- Module code
- Taught during
- Session 1
- Module leader
- Alistair Robinson, Alex Grafen
- None. Standard UCL Summer entry criteria apply.
- Assessment method
- 10-minute presentation (25%), 2,500-word essay (75%)
This module offers a literary journey through the streets of London, beginning in the 18th century with Jonathan Swift and John Gay, and ending in contemporary London, with Zadie Smith.
Students will inhabit the pages of some of literature’s greatest poems, short stories, novels and paintings about London; and will walk the streets of London, visiting some of the great landmarks and museums, whilst also uncovering many of the dark secrets lurking in the shadows.

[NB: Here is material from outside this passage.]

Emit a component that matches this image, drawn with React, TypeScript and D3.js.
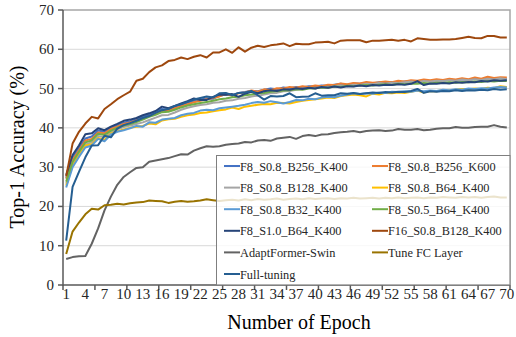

It is in the crowds, crime and grime of late-19th and early-20th century London literature, students will linger longest, looking in detail at the London of: Oliver Twist (Charles Dickens); The Picture of Dorian Gray (Oscar Wilde); The Strange Case of Dr Jekyll and Mr Hyde (Robert Louis Stevenson); Sherlock Holmes (Arthur Conan Doyle); and From Hell (Eddie Campbell and Alan Moore).
Upon successful completion of this module, students will:
- Be confident and able to discuss, close read and write about poetry, short stories, novels and art
- Have produced and delivered oral presentations on an aspect of the course that has particularly engaged them
- Have a strong sense of how London as a European city has grown, developed and changed over the last 300 years
- Have visited and physically experienced London in a way that is informed by this growing awareness of the past and the constantly shifting permutations of life in the metropolis
- Be aware of how literature and particular literary forms have developed in order to relate these shifts in urban experience more effectively.
This is a level one module (equivalent to first year undergraduate). No prior subject knowledge is required to study this module but students are expected to have a keen interest in the subject area.
Classes (usually three or four hours per day) take place on the Bloomsbury campus from Monday to Friday any time between 9am and 6pm.
- Each student will give a 10-minute presentation, either individually or as part of a group, on an aspect of the course that has engaged them most (25%)
- 2,500-word essay (75%)
Alistair Robinson teaches in the English Department at UCL where he has taught courses on Narrative Texts, Criticism and Analysis, and various seminars on nineteenth century literature. His research focus is on nineteenth century literature and social history. His most recent publication is 'Vagrant, Convict, Cannibal Chief: Abel Magwitch and the Culture of Cannibalism in Great Expectations' (2017), which was published in the Journal of Victorian Culture.
Alex Grafen teaches Narrative Texts on UCL’s BA English. His research looks at the Whitechapel Boys, a loose collection of artists and poets from the Jewish East End active in the early twentieth century. He is also one of the organisers of the Literary London Reading Group.